11 replies on “Shock and Blah”

  1. maybe you were way ahead of the curve but what the hell were you hearing about them two years ago? Outside of the Odd Future tape they’d barely released anything and no one was talking about them. I think you’re trying a bit to hard to portray yourself as hip here…

    also why the fuck are you talking about the odd future tape rather than any of their other albums? weird choice…

  2. “There is no getting around it. It’s wrong to rap about inflicting pain on another person.”

    What the fuck man. That is such a stupid statement. It dismisses 70% of classic, must listen to hip-hop.

    Oh wait, is this because you’ve been listening to KRS more?

    You should probably delete any of this from your hard drive also; unless you want to turn into a hate monger!

    7L and Esoteric
    Big L
    Apathy
    Celph Titled
    NWA
    Big Pun
    Bumpy Knuckles
    Kool G Rap
    Necro
    Black Moon
    Smif N Wesson
    Geto Boys
    Ice Cube
    WU Tang
    Organized Konfusion
    Slaine
    UGK

  3. ODD FUTURE IS NOT ORIGINAL……LISTEN TO THE GRAVE DIGGAZ SAME EXACT MATERIAL EXCEPT HIPSTERS THINK “THERE EDGY AND NEW” SO THEY ALL HOP ON THERE DICKS

  4. The only way to get attention from the cattle is to clap loud and make offensive gestures. Creativity, lyrics, words, and poetry aren’t danceable. Happy music seems like a lie because everything is so shitty, but at the same time the negativity isn’t facetious, it’s just angry and violent. This is what’s fashionable. Upside down crosses and black. The designer hip hop. Ignorance is prevalent and the smarts are ignored cause WHO WANTS TO LISTEN I JUST WANNA PARTY!! Everything gets forgotten within the instant it’s posted to the 3 party tumblr account. Tweeted into absence. Memes for the sake of a laugh but concepts of truth dropped into the shallowest puddles.

    Qwazaar was just in town. Played to a half empty room. The dude’s deep. This Odd Future show is packed out. The sheep have spoken and they chose what? Deaf blind thoughtless romping through darkness.

    peace.

  5. I struggle to be sympathetic to this as well. I guess I understand the shock-value rap, even the persona of jerk or thug or asshole. But what struck me about Steve’s post on Electrical was that these guys were behaving that way in real life. There is no excuse for that. If you can’t be polite to the person driving you to the airport you have no business drawing breath.

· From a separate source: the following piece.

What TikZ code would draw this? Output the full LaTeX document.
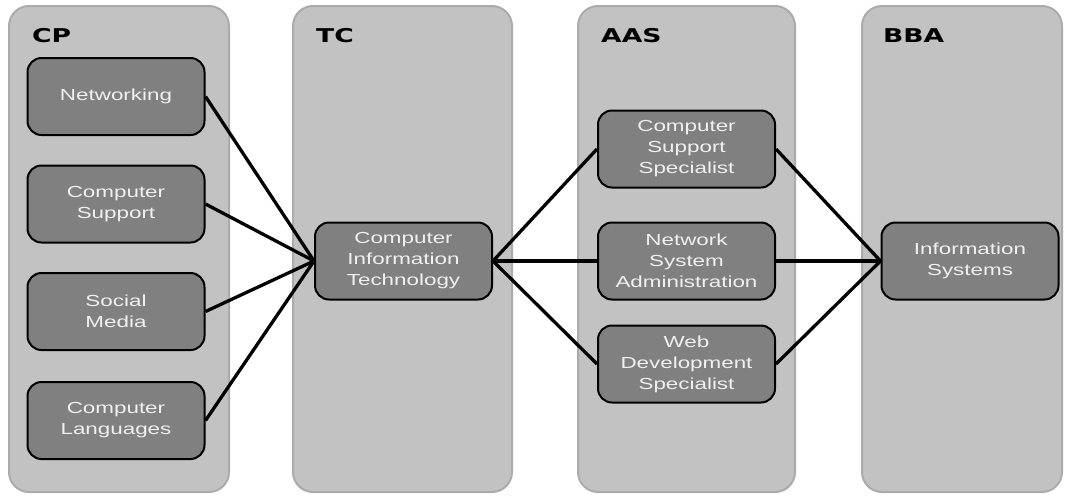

    My dad once told me “The only thing that matters is how you treat people who don’t matter.” I’ve tried to live my life by that, and it is pretty much the only criteria by which I judge others.

  6. Fuck sake, Odd Future? Really?? These kids are the Insane Clown Posse of underground rap. They bite horrorcore lyrics and beats and then claim NOT to be horrorcore (presumably cuz their target demographic has never heard of Esham, Tech N9ne or Gravediggaz). It can’t be said enough, fucking hipsters ruin EVERYTHING.

    But I can’t wait to see who you big up next…Afro Man perhaps? LOLOL.

  7. P.S.

    “It’s wrong (to rap about) inflict(ing) pain on another person.”

    Edited that for ya. Anyone who would write the original sentence in seriousness really shouldn’t be reviewing rap music or, y’know, making any evaluative statement about any artistic endeavor, ever.

  8. “It’s wrong to rap about inflicting pain on another person.”

    How about writing in the first person about imaginative characters in books or films? Is it ok then? Or should we dismiss Dostoevsky for his protagonists roll in Crime and Punishment. Obviously Tyler is no contemporary Dostoevsky, that is absurd. My point remains though, if he is (as he claims) writing stories in his music–as opposed to endorsing it–you are singling out the medium due to its more intimate nature.